Figure scripts:
※ ※ ※

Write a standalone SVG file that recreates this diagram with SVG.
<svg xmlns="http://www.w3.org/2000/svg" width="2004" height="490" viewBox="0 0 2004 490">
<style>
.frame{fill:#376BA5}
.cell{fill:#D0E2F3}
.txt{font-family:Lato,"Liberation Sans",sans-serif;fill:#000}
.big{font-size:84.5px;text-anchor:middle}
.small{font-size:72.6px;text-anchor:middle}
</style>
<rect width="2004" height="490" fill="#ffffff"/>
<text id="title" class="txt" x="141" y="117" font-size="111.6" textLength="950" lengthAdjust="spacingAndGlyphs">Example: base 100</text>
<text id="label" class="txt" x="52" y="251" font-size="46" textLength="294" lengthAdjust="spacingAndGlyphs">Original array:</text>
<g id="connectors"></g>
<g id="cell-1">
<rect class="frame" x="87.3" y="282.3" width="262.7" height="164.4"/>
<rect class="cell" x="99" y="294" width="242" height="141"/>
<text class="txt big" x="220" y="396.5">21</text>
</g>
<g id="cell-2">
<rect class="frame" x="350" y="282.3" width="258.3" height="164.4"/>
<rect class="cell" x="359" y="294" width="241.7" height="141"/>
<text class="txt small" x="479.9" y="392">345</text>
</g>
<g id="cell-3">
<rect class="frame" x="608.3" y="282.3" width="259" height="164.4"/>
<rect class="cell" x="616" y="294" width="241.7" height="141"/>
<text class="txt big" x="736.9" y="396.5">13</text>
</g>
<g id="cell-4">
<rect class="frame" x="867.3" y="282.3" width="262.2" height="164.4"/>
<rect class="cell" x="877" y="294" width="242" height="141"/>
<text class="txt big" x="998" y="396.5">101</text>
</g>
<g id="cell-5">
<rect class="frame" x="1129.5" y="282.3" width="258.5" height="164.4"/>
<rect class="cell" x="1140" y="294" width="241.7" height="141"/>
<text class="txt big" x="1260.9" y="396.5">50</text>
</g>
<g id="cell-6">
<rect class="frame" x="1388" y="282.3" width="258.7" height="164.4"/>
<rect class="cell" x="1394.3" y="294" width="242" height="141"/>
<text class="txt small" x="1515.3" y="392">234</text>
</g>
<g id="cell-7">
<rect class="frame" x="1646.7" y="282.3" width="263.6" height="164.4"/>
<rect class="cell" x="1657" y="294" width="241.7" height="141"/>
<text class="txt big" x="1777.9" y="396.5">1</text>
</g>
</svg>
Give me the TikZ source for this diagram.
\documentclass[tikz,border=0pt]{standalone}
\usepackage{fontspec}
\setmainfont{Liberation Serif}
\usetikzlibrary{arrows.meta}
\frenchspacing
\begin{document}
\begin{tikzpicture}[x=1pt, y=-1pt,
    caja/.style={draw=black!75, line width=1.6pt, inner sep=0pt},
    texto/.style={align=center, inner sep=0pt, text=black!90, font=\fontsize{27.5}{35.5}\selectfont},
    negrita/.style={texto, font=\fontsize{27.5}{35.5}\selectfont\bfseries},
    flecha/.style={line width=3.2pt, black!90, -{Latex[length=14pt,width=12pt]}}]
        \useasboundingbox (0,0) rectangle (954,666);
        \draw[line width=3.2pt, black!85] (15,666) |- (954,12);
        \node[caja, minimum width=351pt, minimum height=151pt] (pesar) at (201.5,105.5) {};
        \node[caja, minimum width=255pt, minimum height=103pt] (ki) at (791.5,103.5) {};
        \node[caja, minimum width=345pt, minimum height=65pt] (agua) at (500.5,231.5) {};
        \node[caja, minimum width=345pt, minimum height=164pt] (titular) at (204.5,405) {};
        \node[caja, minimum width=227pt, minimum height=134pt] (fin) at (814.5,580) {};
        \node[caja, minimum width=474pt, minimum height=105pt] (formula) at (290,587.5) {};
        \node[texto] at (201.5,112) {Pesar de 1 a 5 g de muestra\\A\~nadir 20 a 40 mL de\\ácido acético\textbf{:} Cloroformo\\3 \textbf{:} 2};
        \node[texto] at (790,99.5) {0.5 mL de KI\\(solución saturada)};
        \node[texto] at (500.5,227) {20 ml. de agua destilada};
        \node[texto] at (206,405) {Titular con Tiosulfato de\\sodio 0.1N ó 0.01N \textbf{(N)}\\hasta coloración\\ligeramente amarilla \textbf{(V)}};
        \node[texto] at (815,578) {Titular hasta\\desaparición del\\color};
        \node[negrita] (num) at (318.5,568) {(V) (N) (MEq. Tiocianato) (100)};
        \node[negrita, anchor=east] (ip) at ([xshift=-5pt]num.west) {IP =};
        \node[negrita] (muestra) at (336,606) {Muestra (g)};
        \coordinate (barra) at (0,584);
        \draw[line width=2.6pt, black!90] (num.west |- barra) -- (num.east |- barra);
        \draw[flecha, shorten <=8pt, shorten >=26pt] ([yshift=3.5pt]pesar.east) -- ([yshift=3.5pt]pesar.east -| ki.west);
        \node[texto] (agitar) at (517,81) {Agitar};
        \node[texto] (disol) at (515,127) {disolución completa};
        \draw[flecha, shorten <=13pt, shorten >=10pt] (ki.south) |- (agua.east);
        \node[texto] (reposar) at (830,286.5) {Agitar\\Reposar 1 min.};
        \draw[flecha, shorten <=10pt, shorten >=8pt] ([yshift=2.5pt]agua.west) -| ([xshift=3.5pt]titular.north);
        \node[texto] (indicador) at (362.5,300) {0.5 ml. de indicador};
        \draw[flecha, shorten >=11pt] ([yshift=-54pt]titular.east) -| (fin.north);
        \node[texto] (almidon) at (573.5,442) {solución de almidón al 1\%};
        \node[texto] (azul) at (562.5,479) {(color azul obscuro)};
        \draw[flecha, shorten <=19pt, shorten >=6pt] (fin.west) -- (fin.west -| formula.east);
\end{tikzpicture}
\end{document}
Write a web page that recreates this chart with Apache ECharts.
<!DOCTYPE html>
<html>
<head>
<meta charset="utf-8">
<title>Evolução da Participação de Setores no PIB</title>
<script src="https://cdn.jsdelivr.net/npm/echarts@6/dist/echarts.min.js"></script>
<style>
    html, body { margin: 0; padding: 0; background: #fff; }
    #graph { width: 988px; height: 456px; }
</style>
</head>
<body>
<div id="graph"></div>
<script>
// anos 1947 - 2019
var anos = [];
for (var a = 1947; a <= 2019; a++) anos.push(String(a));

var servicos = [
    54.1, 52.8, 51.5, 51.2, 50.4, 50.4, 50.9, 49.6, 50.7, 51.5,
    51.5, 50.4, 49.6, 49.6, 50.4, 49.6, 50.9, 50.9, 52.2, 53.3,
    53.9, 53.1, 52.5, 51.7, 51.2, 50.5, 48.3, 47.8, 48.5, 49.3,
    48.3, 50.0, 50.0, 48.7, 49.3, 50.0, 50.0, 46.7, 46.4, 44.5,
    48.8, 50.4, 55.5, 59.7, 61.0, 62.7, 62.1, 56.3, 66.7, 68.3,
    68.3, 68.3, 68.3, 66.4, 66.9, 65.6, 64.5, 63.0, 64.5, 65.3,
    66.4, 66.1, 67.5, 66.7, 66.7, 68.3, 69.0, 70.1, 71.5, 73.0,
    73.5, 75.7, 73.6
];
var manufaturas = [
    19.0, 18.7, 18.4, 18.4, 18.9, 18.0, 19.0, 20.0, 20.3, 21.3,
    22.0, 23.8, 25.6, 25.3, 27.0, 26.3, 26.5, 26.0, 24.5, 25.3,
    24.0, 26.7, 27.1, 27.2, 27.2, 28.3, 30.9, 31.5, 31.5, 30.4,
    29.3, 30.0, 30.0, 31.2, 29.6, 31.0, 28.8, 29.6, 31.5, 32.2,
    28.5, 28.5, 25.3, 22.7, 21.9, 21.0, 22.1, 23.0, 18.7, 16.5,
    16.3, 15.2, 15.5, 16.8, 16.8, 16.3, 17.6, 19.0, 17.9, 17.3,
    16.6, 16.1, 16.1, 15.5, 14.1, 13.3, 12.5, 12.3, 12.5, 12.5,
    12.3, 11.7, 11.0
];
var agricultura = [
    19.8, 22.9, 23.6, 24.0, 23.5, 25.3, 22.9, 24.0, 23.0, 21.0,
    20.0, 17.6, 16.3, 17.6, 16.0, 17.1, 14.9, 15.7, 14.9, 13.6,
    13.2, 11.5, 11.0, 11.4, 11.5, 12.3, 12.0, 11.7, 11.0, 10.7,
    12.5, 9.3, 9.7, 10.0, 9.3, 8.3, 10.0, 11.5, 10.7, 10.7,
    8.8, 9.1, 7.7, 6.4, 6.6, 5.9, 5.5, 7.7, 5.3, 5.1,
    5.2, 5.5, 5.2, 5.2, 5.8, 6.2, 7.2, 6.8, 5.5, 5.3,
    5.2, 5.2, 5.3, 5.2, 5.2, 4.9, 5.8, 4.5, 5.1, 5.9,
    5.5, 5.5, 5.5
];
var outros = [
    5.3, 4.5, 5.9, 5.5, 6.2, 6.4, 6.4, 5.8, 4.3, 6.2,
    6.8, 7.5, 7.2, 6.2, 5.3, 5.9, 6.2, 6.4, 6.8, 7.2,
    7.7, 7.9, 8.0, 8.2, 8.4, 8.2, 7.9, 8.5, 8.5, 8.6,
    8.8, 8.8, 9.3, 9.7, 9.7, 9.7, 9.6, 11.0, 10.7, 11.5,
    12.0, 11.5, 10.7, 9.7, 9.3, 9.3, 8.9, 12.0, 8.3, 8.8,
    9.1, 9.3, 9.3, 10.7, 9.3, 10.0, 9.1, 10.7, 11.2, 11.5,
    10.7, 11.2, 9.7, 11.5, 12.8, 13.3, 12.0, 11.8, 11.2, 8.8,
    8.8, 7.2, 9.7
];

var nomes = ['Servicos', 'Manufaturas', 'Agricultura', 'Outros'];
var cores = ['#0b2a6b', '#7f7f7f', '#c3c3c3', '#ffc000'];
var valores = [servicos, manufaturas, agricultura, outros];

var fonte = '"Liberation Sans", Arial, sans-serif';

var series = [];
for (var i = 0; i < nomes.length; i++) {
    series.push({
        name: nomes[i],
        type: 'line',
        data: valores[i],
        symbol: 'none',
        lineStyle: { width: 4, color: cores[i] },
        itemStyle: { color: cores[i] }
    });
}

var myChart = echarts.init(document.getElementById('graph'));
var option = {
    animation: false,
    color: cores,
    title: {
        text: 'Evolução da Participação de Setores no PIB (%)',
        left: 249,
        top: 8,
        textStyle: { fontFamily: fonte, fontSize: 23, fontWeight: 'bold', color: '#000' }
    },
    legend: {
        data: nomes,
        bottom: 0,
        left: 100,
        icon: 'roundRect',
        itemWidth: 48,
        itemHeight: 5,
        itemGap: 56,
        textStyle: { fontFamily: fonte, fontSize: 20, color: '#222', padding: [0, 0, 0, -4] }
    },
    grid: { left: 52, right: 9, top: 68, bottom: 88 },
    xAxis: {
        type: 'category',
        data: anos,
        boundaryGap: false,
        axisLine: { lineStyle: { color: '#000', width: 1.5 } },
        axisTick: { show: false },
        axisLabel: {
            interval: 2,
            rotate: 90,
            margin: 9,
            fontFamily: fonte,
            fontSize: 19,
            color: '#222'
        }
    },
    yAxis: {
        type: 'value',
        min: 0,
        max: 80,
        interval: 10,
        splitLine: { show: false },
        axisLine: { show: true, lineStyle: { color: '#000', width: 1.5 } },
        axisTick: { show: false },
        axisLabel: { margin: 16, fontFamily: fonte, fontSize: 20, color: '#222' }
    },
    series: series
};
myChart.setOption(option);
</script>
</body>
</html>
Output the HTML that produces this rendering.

※ ※ ※

Copy out exactly the lines running from the one with "Write a web" to the one with "for (var a = 1947;", including both ends, and nothing more.

> [Exercise answer]
Write a web page that recreates this chart with Apache ECharts.
<!DOCTYPE html>
<html>
<head>
<meta charset="utf-8">
<title>Evolução da Participação de Setores no PIB</title>
<script src="https://cdn.jsdelivr.net/npm/echarts@6/dist/echarts.min.js"></script>
<style>
    html, body { margin: 0; padding: 0; background: #fff; }
    #graph { width: 988px; height: 456px; }
</style>
</head>
<body>
<div id="graph"></div>
<script>
// anos 1947 - 2019
var anos = [];
for (var a = 1947; a <= 2019; a++) anos.push(String(a));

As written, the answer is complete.